Nobel 2025: How the Chemistry of the Future Is Already Changing the Present

What do science and LEGO bricks have in common? How can materials with “holes” purify air, store hydrogen, and even heal? And why has a scientific discovery made in the late 1990s now captured the attention of the entire global scientific community?

With this interview, we begin a series of conversations with Karazin University scientists about this year’s Nobel Prize laureates. We start with the Nobel Prize in Chemistry.

We talk with Anton Panteleimonov, Vice-Rector for Research and Academic Affairs, about metal-organic frameworks, the impact of science on ecology, and the potential of Ukrainian researchers.

Anton Vitaliyovych, who received the 2025 Nobel Prize in Chemistry and for what achievements?

This year’s Nobel Prize in Chemistry was awarded to three scientists: Japanese chemist Susumu Kitagawa, Australian Richard Robson, and American-Jordanian researcher Omar Yaghi. They were recognized for their fundamental contribution to the creation and development of metal-organic frameworks (MOFs). These materials represent a real breakthrough in solid-state chemistry thanks to their exceptional porosity, structural order, and functional flexibility.

Could you explain in more detail what MOFs are?

The award honors the creation of the concept and practical realization of a new class of materials — metal-organic frameworks.
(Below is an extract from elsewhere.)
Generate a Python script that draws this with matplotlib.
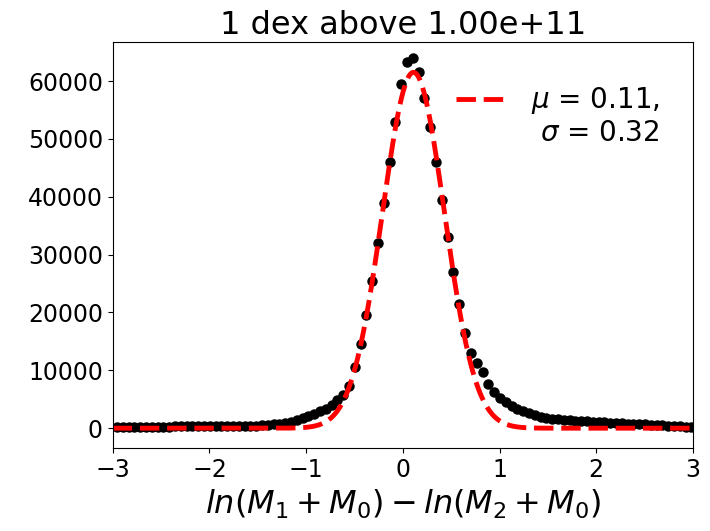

MOFs are crystalline structures built from metal clusters and organic ligands, forming an extremely porous yet stable lattice. They can have an internal surface area of up to a thousand square meters per gram!

This enormous surface area allows their use in gas storage, catalytic processes, water purification, and even in the development of sensors and drug delivery systems. Such a level of controlled material design was previously unattainable — which is why this discovery is truly revolutionary.

How long did it take for the Nobel-recognized results to emerge after the first publications?

That’s an interesting and important question. The first significant publications appeared in the late 1990s and early 2000s — so we’re talking about roughly 25 years of active research. This timeline is typical for fundamental discoveries: first comes the theoretical foundation, then the synthesis of stable structures, and later — testing in real systems.

For example, Omar Yaghi synthesized MOF-5 as early as 1999, but practical applications emerged much later. The Nobel Committee traditionally recognizes not only scientific novelty but also long-term impact on the field.

Does this award shift research priorities worldwide? Do you expect increased funding in this field?

Absolutely. After each Nobel Prize announcement, a kind of “Nobel effect” can be observed: interest grows, additional funding appears, and new research programs are formed.

In the case of MOFs, we are already seeing increased investment in the EU, the US, and China. Clearly, topics related to green technologies, decarbonization, and energy storage — areas where MOFs can play a key role — will gain priority support.

How can Karazin University use this event to strengthen its own scientific schools?

First, we need to enhance the focus of our educational and research programs on advanced functional materials. This means updating master’s courses, including MOF-related topics in PhD research, and developing our laboratory infrastructure.

Second, we should initiate participation in international projects such as Horizon Europe, which already support “advanced materials” research. This is a great opportunity to strengthen the university’s reputation by engaging with the global scientific agenda.

What resources and infrastructure are needed for competitive MOF research? Does Karazin University have them?

Studying MOFs requires precise synthesis, analytical control at the nanoscale, and access to structural analysis techniques — X-ray diffraction, spectroscopy, and electron microscopy.

We already have part of the necessary equipment, but we also rely on collaboration with institutions possessing advanced analytical facilities. To become full-fledged players in this field, we need significant investment — both in instrumentation and in researcher training.

Finally, do you believe Karazin University could one day have its own Nobel laureates?

I am convinced it’s possible. The Nobel Prize recognizes long-term, systematic work, strong scientific schools, international cooperation, and support at all levels. Karazin University has powerful research directions and outstanding scientists who are fully capable of reaching that level.